How does static analysis actually work?
If you are into automata theory having a good idea about Rice’s theorem, you may be wondering, how is the static analysis problem decidable? Rice's theorem states that any non-trivial property of a Turing machine's behavior is undecidable. This means that it is impossible to develop an algorithm that can determine all possible behaviors of a Turing machine. In the context of static analysis, this means that it is impossible to develop a single tool or algorithm that can detect all possible errors or issues in a program.
The answer is “tolerate false positives”.
Let me explain, static analysis tools may produce warnings or errors for code that is not actually incorrect or potentially problematic which are false positives. It is actually possible to have an algorithm that detects bugs (true positives) and there is no problem with having some false warnings (false positives). You can not be 100% accurate, but you can be accurate enough to detect actual bugs at the end of the day.
What are the types of static analysis?
Now that we have a good high-level understanding of how static analysis works, let’s dive into its types. There are several types of static analyses that are commonly used in software development:
- Control Flow Analysis: Control flow analysis examines how the program executes under different conditions. This type of analysis can detect issues such as infinite loops, dead code, and unreachable code.
- Data Flow Analysis: Data flow analysis is used to identify how data is passed between different parts of the program. This type of analysis can detect issues such as uninitialized variables, null pointer dereferences, and buffer overflows.
- Semantic Analysis: Semantic analysis involves examining the meaning and intent of the program’s code. This type of analysis can detect issues such as incorrect variable assignments, type mismatches, and missing or incorrect function arguments.
- Type Checking: Type checking is a form of semantic analysis that verifies that the types of variables and expressions are used correctly in the program. This type of analysis can detect issues such as type mismatches, undefined variables, and invalid casts.
- Security Analysis: Security analysis is used to identify potential security vulnerabilities in the program’s code. This type of analysis can detect issues such as SQL injection, cross-site scripting, and buffer overflow vulnerabilities.
- Code Style Analysis: Code style analysis is used to enforce coding standards and best practices. This type of analysis can detect issues such as inconsistent formatting, use of deprecated functions, and use of unsafe constructs.

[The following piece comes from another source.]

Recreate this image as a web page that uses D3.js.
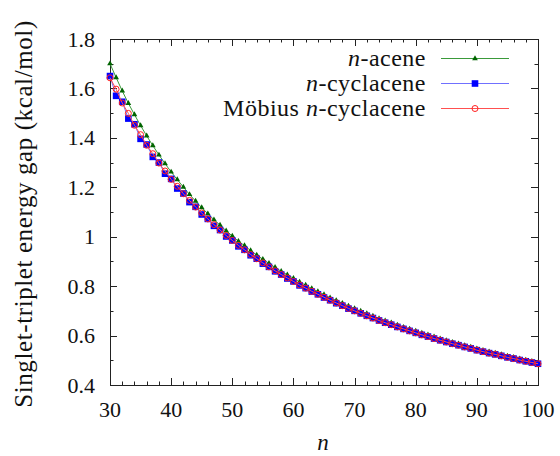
<!DOCTYPE html>
<html>
<head>
<meta charset="utf-8">
<script src="https://cdn.jsdelivr.net/npm/d3@7"></script>
<style>
  body { margin: 0; background: #fff; }
  svg text { font-family: "Liberation Serif", "DejaVu Serif", "Noto Serif", Times, serif; }
</style>
</head>
<body>
<script>
var width = 560;
var height = 456;
var margin = {left: 110, right: 22, top: 39, bottom: 71};

// n values (ring size)
var nValues = d3.range(30, 101);
// singlet-triplet gap (kcal/mol)
var aceneGap = [1.700, 1.644, 1.590, 1.540, 1.494, 1.450, 1.408, 1.369, 1.331, 1.296,
  1.262, 1.231, 1.201, 1.171, 1.144, 1.118, 1.093, 1.069, 1.047, 1.024,
  1.003, 0.982, 0.964, 0.944, 0.926, 0.909, 0.892, 0.876, 0.860, 0.846,
  0.832, 0.817, 0.804, 0.790, 0.778, 0.766, 0.753, 0.742, 0.731, 0.720,
  0.709, 0.699, 0.689, 0.679, 0.669, 0.660, 0.652, 0.643, 0.634, 0.626,
  0.618, 0.610, 0.603, 0.595, 0.587, 0.580, 0.573, 0.567, 0.560, 0.554,
  0.547, 0.540, 0.534, 0.529, 0.523, 0.517, 0.512, 0.506, 0.501, 0.496, 0.490];
var cyclaceneGap = [1.650, 1.570, 1.546, 1.478, 1.455, 1.396, 1.373, 1.323, 1.300, 1.255,
  1.234, 1.195, 1.175, 1.140, 1.121, 1.090, 1.072, 1.044, 1.027, 1.001,
  0.985, 0.961, 0.947, 0.925, 0.911, 0.891, 0.878, 0.860, 0.847, 0.831,
  0.819, 0.803, 0.792, 0.778, 0.767, 0.754, 0.743, 0.731, 0.721, 0.709,
  0.700, 0.690, 0.680, 0.671, 0.661, 0.652, 0.644, 0.635, 0.627, 0.619,
  0.611, 0.603, 0.596, 0.588, 0.581, 0.574, 0.567, 0.561, 0.554, 0.548,
  0.541, 0.535, 0.529, 0.524, 0.518, 0.512, 0.507, 0.501, 0.496, 0.491, 0.486];
var mobiusGap = [1.643, 1.597, 1.541, 1.499, 1.451, 1.413, 1.370, 1.336, 1.298, 1.266,
  1.232, 1.204, 1.174, 1.147, 1.120, 1.096, 1.072, 1.049, 1.027, 1.005,
  0.985, 0.965, 0.947, 0.928, 0.911, 0.894, 0.878, 0.862, 0.847, 0.833,
  0.819, 0.805, 0.792, 0.779, 0.767, 0.755, 0.743, 0.732, 0.721, 0.710,
  0.700, 0.690, 0.680, 0.671, 0.661, 0.652, 0.644, 0.635, 0.627, 0.619,
  0.611, 0.603, 0.596, 0.588, 0.581, 0.574, 0.567, 0.561, 0.554, 0.548,
  0.541, 0.535, 0.529, 0.524, 0.518, 0.512, 0.507, 0.501, 0.496, 0.491, 0.486];

var xTicks = [30, 40, 50, 60, 70, 80, 90, 100];
var yTicks = [0.4, 0.6, 0.8, 1.0, 1.2, 1.4, 1.6, 1.8];
var yTickLabels = ["0.4", "0.6", "0.8", "1", "1.2", "1.4", "1.6", "1.8"];

var series = [
  {pre: "n", label: "-acene", values: aceneGap, line: "#3a9a3a", marker: "triangle", fill: "#006400"},
  {pre: "n", label: "-cyclacene", values: cyclaceneGap, line: "#7070ff", marker: "square", fill: "#0000ff"},
  {pre: "n", label: "-cyclacene", mob: "Möbius ", values: mobiusGap, line: "#ff5050", marker: "circle", fill: "none"}
];

var x = d3.scaleLinear().domain([30, 100]).range([margin.left, width - margin.right]);
var y = d3.scaleLinear().domain([0.4, 1.8]).range([height - margin.bottom, margin.top]);

var svg = d3.select("body").append("svg")
  .attr("width", width)
  .attr("height", height);

// ticks, inward, on all four sides
function tickLines(g, vals, len, orient) {
  vals.forEach(function (v) {
    if (orient == "bottom" || orient == "top") {
      var px = Math.round(x(v)) + 0.5;
      var y0 = orient == "bottom" ? y(0.4) : y(1.8);
      var dir = orient == "bottom" ? -1 : 1;
      g.append("line").attr("x1", px).attr("x2", px)
        .attr("y1", y0).attr("y2", y0 + dir * len);
    } else {
      var py = Math.round(y(v)) + 0.5;
      var x0 = orient == "left" ? x(30) : x(100);
      var dir2 = orient == "left" ? 1 : -1;
      g.append("line").attr("y1", py).attr("y2", py)
        .attr("x1", x0).attr("x2", x0 + dir2 * len);
    }
  });
}
var axes = svg.append("g").attr("stroke", "#222").attr("stroke-width", 1);
var xMinor = d3.range(32, 100, 2).filter(function (v) { return v % 10 != 0; });
var yMinor = [0.5, 0.7, 0.9, 1.1, 1.3, 1.5, 1.7];
["bottom", "top"].forEach(function (o) {
  tickLines(axes, xTicks, 7, o);
  tickLines(axes, xMinor, 3.5, o);
});
["left", "right"].forEach(function (o) {
  tickLines(axes, yTicks, 7, o);
  tickLines(axes, yMinor, 3.5, o);
});
axes.append("rect")
  .attr("x", Math.round(x(30)) + 0.5)
  .attr("y", Math.round(y(1.8)) + 0.5)
  .attr("width", Math.round(x(100)) - Math.round(x(30)))
  .attr("height", Math.round(y(0.4)) - Math.round(y(1.8)))
  .attr("fill", "none");

// tick labels
svg.append("g").selectAll("text").data(xTicks).enter().append("text")
  .attr("x", function (d) { return x(d); })
  .attr("y", 416.5)
  .attr("text-anchor", "middle")
  .style("font-size", "22px")
  .attr("fill", "#111")
  .text(function (d) { return d; });
svg.append("g").selectAll("text").data(yTicks).enter().append("text")
  .attr("x", 95)
  .attr("y", function (d) { return y(d) + 7.5; })
  .attr("text-anchor", "end")
  .style("font-size", "22px")
  .attr("fill", "#111")
  .text(function (d, i) { return yTickLabels[i]; });

// axis titles
svg.append("text")
  .attr("x", 323).attr("y", 450)
  .attr("text-anchor", "middle")
  .style("font-size", "23px")
  .style("font-style", "italic")
  .attr("fill", "#111")
  .text("n");
svg.append("text")
  .attr("transform", "translate(32," + ((y(0.4) + y(1.8)) / 2 + 2) + ") rotate(-90)")
  .attr("text-anchor", "middle")
  .style("font-size", "25px")
  .style("letter-spacing", "0.6px")
  .attr("fill", "#111")
  .text("Singlet-triplet energy gap (kcal/mol)");

// curves
var line = d3.line()
  .x(function (d, i) { return x(nValues[i]); })
  .y(function (d) { return y(d); });

function drawMarker(g, kind, fill, cx, cy) {
  if (kind == "triangle") {
    g.append("path")
      .attr("d", d3.symbol().type(d3.symbolTriangle).size(14)())
      .attr("transform", "translate(" + cx + "," + cy + ")")
      .attr("fill", fill);
  } else if (kind == "square") {
    g.append("rect")
      .attr("x", cx - 3.3).attr("y", cy - 3.3)
      .attr("width", 6.6).attr("height", 6.6)
      .attr("fill", fill);
  } else {
    g.append("circle")
      .attr("cx", cx).attr("cy", cy).attr("r", 3)
      .attr("fill", "none")
      .attr("stroke", "#ff2020")
      .attr("stroke-width", 1);
  }
}

series.forEach(function (s) {
  var g = svg.append("g");
  g.append("path")
    .datum(s.values)
    .attr("d", line)
    .attr("fill", "none")
    .attr("stroke", s.line)
    .attr("stroke-width", 1);
  s.values.forEach(function (v, i) {
    drawMarker(g, s.marker, s.fill, x(nValues[i]), y(v));
  });
});

// legend
var legend = svg.append("g");
series.forEach(function (s, i) {
  var ly = 57.7 + i * 25;
  var t = legend.append("text")
    .attr("x", 426).attr("y", ly + 8)
    .attr("text-anchor", "end")
    .style("font-size", "24px")
    .style("letter-spacing", "0.5px")
    .attr("fill", "#111");
  if (s.mob) t.append("tspan").text(s.mob);
  t.append("tspan").style("font-style", "italic").text(s.pre);
  t.append("tspan").text(s.label);
  legend.append("line")
    .attr("x1", 441).attr("x2", 509)
    .attr("y1", Math.round(ly) + 0.5).attr("y2", Math.round(ly) + 0.5)
    .attr("stroke", s.line)
    .attr("stroke-width", 1);
  drawMarker(legend, s.marker, s.fill, 475, Math.round(ly) + 0.5);
});
</script>
</body>
</html>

Each of these types of static analyses has its own strengths and limitations, and they are often used in combination to provide a comprehensive analysis of the program’s code. By using these techniques, developers can identify and resolve issues before the program is executed, improving its reliability, security, and maintainability.
Summary
Program analysis is a set of techniques used to analyze software programs to identify issues such as bugs, performance problems, security vulnerabilities, and non-compliance with coding standards. There are several types of program analysis, including static analysis and dynamic analysis. Static analysis is performed without executing the program and can detect issues such as coding errors, security vulnerabilities, and performance bottlenecks. Dynamic analysis, on the other hand, involves running the program to detect issues such as memory leaks, resource usage, and performance bottlenecks. By using program analysis techniques, developers can improve the quality, reliability, and security of their software programs, leading to better performance and user experience.